A SRT apontou também dois fatores que não contribuíram diretamente para o naufrágio, mas que agravaram as consequências do acidente. O primeiro foi a falta de treinamento dos tripulantes e a demora na chegada do resgate após o naufrágio. Segundo Queiróz, o treinamento deveria acontecer mensalmente, e a responsabilidade nesse caso é compartilhada.
“A divulgação de informações aos passageiros e o treinamento de tripulantes é atribuição da Marinha, mas a Agerba, no próprio edital, exige que as embarcações cumpram todas as determinações da Marinha. Então, ela também poderia observar se essas determinações estavam sendo cumpridas”, afirmou.
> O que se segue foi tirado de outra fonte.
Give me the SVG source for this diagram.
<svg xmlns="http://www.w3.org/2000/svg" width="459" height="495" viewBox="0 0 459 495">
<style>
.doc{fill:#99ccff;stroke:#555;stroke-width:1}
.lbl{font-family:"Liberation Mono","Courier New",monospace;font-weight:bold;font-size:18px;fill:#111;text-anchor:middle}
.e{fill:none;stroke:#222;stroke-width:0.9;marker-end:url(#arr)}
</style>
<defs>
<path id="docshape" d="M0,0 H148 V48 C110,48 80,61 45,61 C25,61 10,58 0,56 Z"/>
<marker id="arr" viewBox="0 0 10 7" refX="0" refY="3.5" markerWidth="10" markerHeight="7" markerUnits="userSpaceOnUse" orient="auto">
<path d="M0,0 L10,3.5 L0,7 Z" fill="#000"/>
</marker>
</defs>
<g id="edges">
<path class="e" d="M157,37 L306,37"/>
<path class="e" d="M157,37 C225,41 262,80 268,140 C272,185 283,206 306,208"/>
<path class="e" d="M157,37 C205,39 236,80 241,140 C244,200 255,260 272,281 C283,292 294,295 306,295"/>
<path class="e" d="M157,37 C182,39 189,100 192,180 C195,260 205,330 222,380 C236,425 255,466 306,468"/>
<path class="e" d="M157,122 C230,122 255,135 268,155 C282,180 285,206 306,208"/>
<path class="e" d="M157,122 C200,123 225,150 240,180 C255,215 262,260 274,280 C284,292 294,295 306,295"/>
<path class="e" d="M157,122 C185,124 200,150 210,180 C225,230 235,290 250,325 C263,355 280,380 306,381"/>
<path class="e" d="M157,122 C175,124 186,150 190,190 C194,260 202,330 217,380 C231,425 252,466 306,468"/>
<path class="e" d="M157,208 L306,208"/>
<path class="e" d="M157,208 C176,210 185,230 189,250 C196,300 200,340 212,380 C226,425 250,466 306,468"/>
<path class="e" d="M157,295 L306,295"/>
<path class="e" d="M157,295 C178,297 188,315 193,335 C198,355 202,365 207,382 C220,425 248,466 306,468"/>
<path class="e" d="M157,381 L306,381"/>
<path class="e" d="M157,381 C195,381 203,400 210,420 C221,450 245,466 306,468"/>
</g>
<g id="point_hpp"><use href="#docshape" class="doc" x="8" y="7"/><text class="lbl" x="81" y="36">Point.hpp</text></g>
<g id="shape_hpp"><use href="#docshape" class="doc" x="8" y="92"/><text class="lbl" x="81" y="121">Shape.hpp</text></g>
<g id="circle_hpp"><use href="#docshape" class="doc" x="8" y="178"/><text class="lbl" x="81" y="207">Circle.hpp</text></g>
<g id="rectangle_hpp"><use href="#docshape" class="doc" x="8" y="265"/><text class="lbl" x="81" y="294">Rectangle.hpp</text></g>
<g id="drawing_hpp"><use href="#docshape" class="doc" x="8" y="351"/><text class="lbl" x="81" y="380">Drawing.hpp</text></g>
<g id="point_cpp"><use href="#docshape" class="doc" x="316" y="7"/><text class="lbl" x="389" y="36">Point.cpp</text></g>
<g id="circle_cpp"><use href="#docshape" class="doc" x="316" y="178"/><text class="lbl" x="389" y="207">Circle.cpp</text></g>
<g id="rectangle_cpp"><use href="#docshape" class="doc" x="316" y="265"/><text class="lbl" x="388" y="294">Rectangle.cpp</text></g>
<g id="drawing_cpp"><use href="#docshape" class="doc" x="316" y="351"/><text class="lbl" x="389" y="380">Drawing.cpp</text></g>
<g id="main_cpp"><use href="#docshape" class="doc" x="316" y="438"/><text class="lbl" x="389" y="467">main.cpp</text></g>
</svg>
O relatório foi produzido pelo coordenador regional de inspeção do trabalho portuário e aquaviário da SRT, Palmério Queiróz, e o coordenador de investigação de acidentes, Anastácio Gonçalves Filho. Durante quatro meses eles ouviram sobreviventes e testemunhas do acidente, além de analisar documentos produzidos por outros órgãos.
Citados
Em nota, a Marinha do Brasil informou que irá se manifestar após ter acesso ao relatório da SRT/BA.
Já o MP-BA, em nota, disse que “a precariedade, inadequação, insegurança e os altos valores do serviço de transporte hidroviário de passageiros realizado entre Mar Grande e Salvador foram objeto de apurações realizadas pela instituição desde 2006”. Duas ações civis públicas sobre a questão foram propostas à Justiça, nos anos de 2007 e 2014, pela promotora de Justiça Joseane Suzart. “É completamente improcedente a informação de que não houve fiscalização por parte do Ministério Público do Estado da Bahia em relação ao serviço mencionado”, destaca o MP-BA (confira íntegra da nota abaixo).
Procurada, Agerba ainda não se posicionou sobre o documento. O CORREIO ainda não conseguiu contato com a empresa CL Transporte Marítimo, dona da Cavalo Marinho I e de outras embarcações que fazem a travessia entre Salvador e Mar Grande.
Já a SRT informou que o relatório elaborado pelos auditores será encaminhado para os órgãos competentes nos próximos dias. Ele não é um documento conclusivo sobre a investigação.
A Marinha elaborou um laudo técnico do caso e divulgou o resultado em janeiro. O documento apontou três responsáveis pela tragédia: o engenheiro técnico e o dono da empresa, por negligência, além do comandante da embarcação, por imprudência. Além disso, foi indicado que a embarcação não tinha condições de navegabilidade e que havia lastros (pesos) soltos no convés.
Nesta segunda-feira (19), o delegado Ricardo Amorim, titular da 24ª Delegacia (Vera Cruz), afirmou, ao CORREIO, que já avaliou o laudo da Marinha, divulgado em janeiro, e concluiu o relatório final da investigação policial. Ele não quis, contudo, adiantar as conclusões do inquérito conduzido pela Polícia Civil, que deve ser enviado à Justiça ainda esta semana.
Segundo a Superintendência Regional do Trabalho na Bahia (SRT/BA), contribuíram para o acidente:
- Convés com apenas uma via de escape
- Falta de dragagem e desobstrução
- Alterações na lancha que afetaram a navegabilidade
- Não informar a autoridade marítima sobre as alterações
- Não investir em novas embarcações
- Falta de informações de condições meteorológicas
- Utilização de lancha precária
- Dificuldade de avaliação das condições do tempo
- Nevagação em condições adversas
- Limitação de acesso ao canal da praia de Mar Grande
Fatores relacionados ao acidente
- Falta de treinamento e demora do resgate
- Falta de informações de segurança para os passageiros
Confira, na íntegra, resposta do Ministério Público do Estado da Bahia (MP-BA):
“O Ministério Público do Estado da Bahia informa que a precariedade, inadequação, insegurança e os altos valores do serviço de transporte hidroviário de passageiros realizado entre Mar Grande e Salvador foram objeto de apurações realizadas pela instituição desde 2006. Duas ações civis públicas sobre a questão foram propostas à Justiça, nos anos de 2007 e 2014, pela promotora de Justiça Joseane Suzart. Na primeira, o MP alertou sobre as inúmeras irregularidades no transporte de passageiros pelas embarcações, que colocavam em risco, diariamente, a segurança de centenas de pessoas, e, na segunda ação, em 2014, foi solicitada a reforma dos terminais e das embarcações, a renovação dos coletes salva-vidas e outras medidas que assegurassem a saúde e segurança dos usuários. Após a tragédia, o Ministério Público fez um pedido de tutela cautelar de urgência para suspensão do serviço, em 29 de agosto de 2017, e ajuizou uma nova ação civil pública, em 6 de outubro de 2017, requerendo a cassação do serviço prestado pelas empresas que realizam a travessia Salvador-Mar Grande. Portanto, é completamente improcedente a informação de que não houve fiscalização por parte do Ministério Público do Estado da Bahia em relação ao serviço mencionado”.